Marangozlukta form eğitimde reform

Hükümetimiz kısa bir aradan sonra yeni bir eğitim reformuyla daha karşımızda!

Eğitimde ikide bir reform yapılmadan olmuyor çünkü. Göreve gelen her bakan kendi reformunu yapmadan gitmeyecek ki Türkiye'nin büyük reformlar tarihine adı yazılabilsin.

Mektepler olmasa maarifi ne güzel idare ederdim diye dalga geçmiş vaktiyle bir bakan. Şimdikiler ise "Reform yapmasam maarifi nasıl idare edeceğim" der gibiler.

Kaç yıldır kaç defa eğitim reformu yapıldı, hiçbiri hayırla anılmıyor ama yine de "Bakın, bu son" diye millete bir reform daha sunuluyor.

Hükümetimizin anayasayı bugüne kadar kaç defa değiştirdiğini unutup "Yeni bir anayasaya ihtiyaç var" diye yeniden her zamanki yemeği ısıtıp önümüze getirmesiyle aynı taktik.

Evet, sorun var. Evet, sorunu biz çözemiyoruz. Evet, bizim yaptıklarımız sorunu daha da büyüttü. Ama bunun sorumlusu biz değiliz, sistem. Sistemi değiştirmemiz lazım. "Tesisatın komple değişmesi lazım. Duvarları bir kere daha kıracağız, fayansları tekrar sökeceğiz" diyen usta ağzıyla söyledikleri bu aslında.
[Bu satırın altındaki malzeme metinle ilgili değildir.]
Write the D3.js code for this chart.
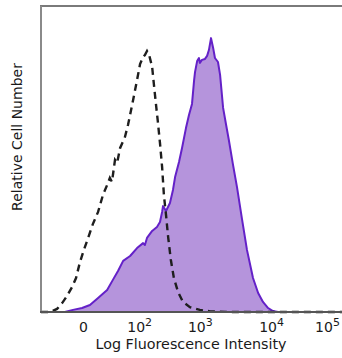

Şaka bir yana, eğitim alanında reform diye yapılan değişiklikler problemi çözmedi, üstüne üstlük yeni problemler üretti. Eğitim sistemimiz -ameliyat masasında kalan hasta gibi- reform masasından kalkamamış durumda.

Dünya ülkelerindeki okul çocuklarının başarı seviyelerini karşılaştıran PISA programında Türk öğrencilerin hangi performansı gösterdiği ortada.

Üniversite diplomasını fetişleştirip dağa taşa fakülte binası kondurmak başarı sayılıyor bizde. Öğrenci sayısıyla bile övünüyoruz.

Cumhurbaşkanı Erdoğan birkaç yıl önce "Türk yükseköğretim sistemi ileri bir seviyeye ulaştı. Üniversite sayımızı 77'den 207'ye çıkardık. Almanya'dan çok çok ilerdeyiz onu söyleyeyim" diyerek dönemin Alman Başbakanıyla ilgili bir anısını aktarmıştı: "Merkel'e 8 milyon 400 bin üniversite gençliğimiz var deyince şöyle bir 'üff' dedi."

Türkiye'deki öğrenci sayısını duyunca şaşkınlığını "üff" diyerek gösteren Merkel'in ülkesinde eğitimin kalitesi nasıldır, diye düşünenlerin sayısı fazla olmadığından gurur okşayıcı bir anekdot bu.

Oysa Türkiye'yi yönetenlerin Almanya'daki, Amerika'daki, Hollanda'daki ve diğer gelişmiş ülkelerdeki eğitimin kalitesine bakıp "üff" demeleri gerekir. Onların yaptığını biz niye yapamıyoruz diye bir düşünmeleri, konunun uzmanlarına da sorup bu büyük meseleye bir çözüm bulmaya çalışmaları gerekir.

Okul binası sayılarıyla, öğrenci sayılarıyla övünüp "Almanya bizi kıskanıyor" diyerek vatandaştan oy almak daha kolay olduğu için bunu yapmıyorlar. Akıllarına geldikçe reform yapıyorlar. Sistemi yap-boz oyuncağına çeviren bu sözüm ona reformların hangi sonuçları verdiğini de PISA listelerinden takip ediyoruz.